The incident caused panic in the area as the man allegedly attempted to attack at least two other people, while armed with a machete. According to residents, he was heard muttering about cats, which he also is said to have attacked that day.

Police insisted that the alleged murder of Silva was not connected to terrorism, but a group monitoring threats against British Muslims said it saw a rise in reports within hours of the news breaking. Fiyaz Mughal, director of Tell Mama, said the incidents included threats in the street to women wearing the hijab in Wales and south London, and threats on social media.

Mughal said of special concern was that the threats had changed to naming specific targets, including a mosque.

Mughal said: “The assumption is ‘beheading equals Muslim’. The association, for some, is an automatic response.”

He said his organisation had seen three spikes in threats in a fortnight: after an official report into sexual abuse in Rotherham perpetrated by Muslim men; the release on Tuesday of a terrorist murder video showing the beheading by Islamic State of Iraq and the Levant (Isil) of an American hostage, and now after the alleged Edmonton attack.

Mughal said the nature of many threats on social media had changed: “They are not saying ‘we hate you’ or ‘we hate Muslims’, but [are making] actual threats of attacks against Muslims and mosques.”

The nature of the alleged killing, coming 48 hours after the beheading of US journalist Steven Sotloff by Isil militants, led to early speculation. One newspaper report claimed the suspect was a Muslim convert. But police stressed the lack of a terrorist connection in three separate statements.

The investigation is being led by specialist murder detectives, not by Scotland Yard’s counter-terrorism command. There was no suggestion from witnesses that the alleged attacker said anything related to religion, as happened in the 2013 murder of the soldier Lee Rigby in Woolwich, south-east London.

The Barnet, Enfield and Haringey mental health trust, which covers the area of the alleged attack, declined to say if the suspect was known to them.

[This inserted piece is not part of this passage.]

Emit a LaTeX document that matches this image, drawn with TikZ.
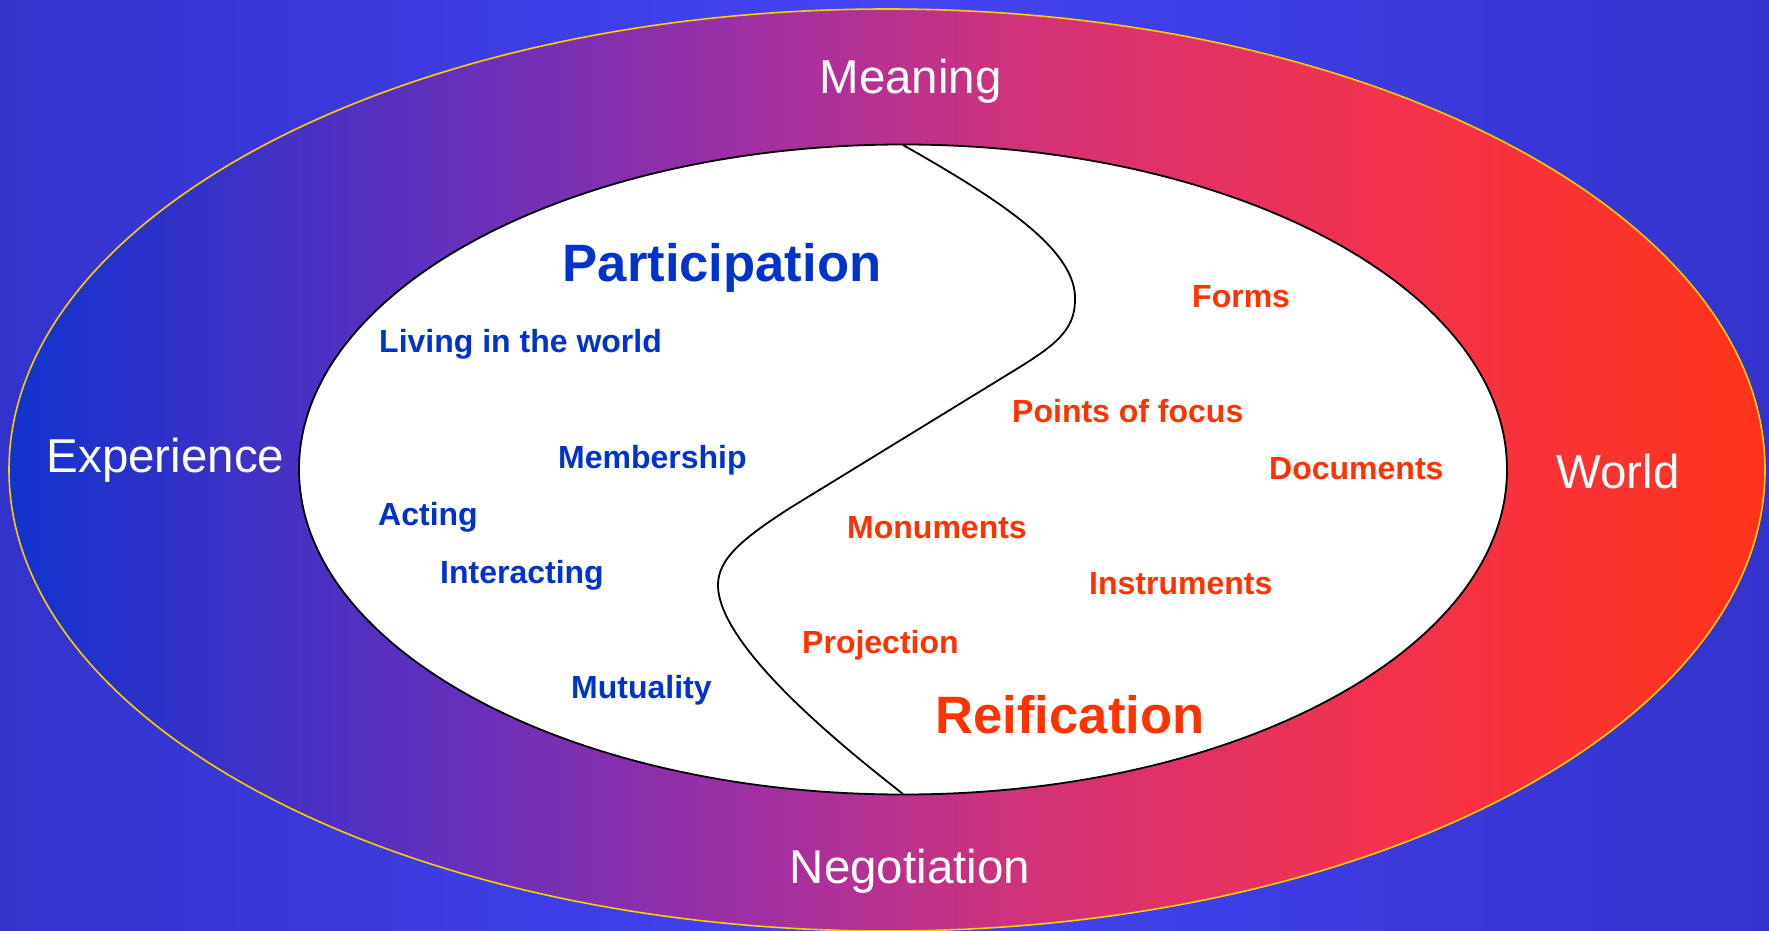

More eyewitness accounts of the incident continued to emerge, alleging that a man ran across gardens and hacked at the victim, with police smashing windows to pull people to safety and risking their lives to distract the attacker, saving others from harm.

Myrvin Kirwan, a cable TV installer, said he came within feet of the alleged attacker as he was working in a house in the area: “I looked out through the glass doors into the back garden and then I saw him bloody hands, machete, and no shirt.

“The customer shut the door, then the police came in saying ‘Get out of the house, get out of the house’.” He said of the suspect: “He was looking through me.”

Police declined to discuss a report in the London Evening Standard that named the suspect and claimed he was interested in cage fighting and had been living temporarily at an address near Silva’s home.

The victim worked at a nearby café. Lucie Fabry, 26, said: “I heard what had happened last night, then saw the paper this morning and thought ‘It’s the lady from the café’. “We all knew her as Pam. She worked there, that was her life and soul; she was always in there, bless her.”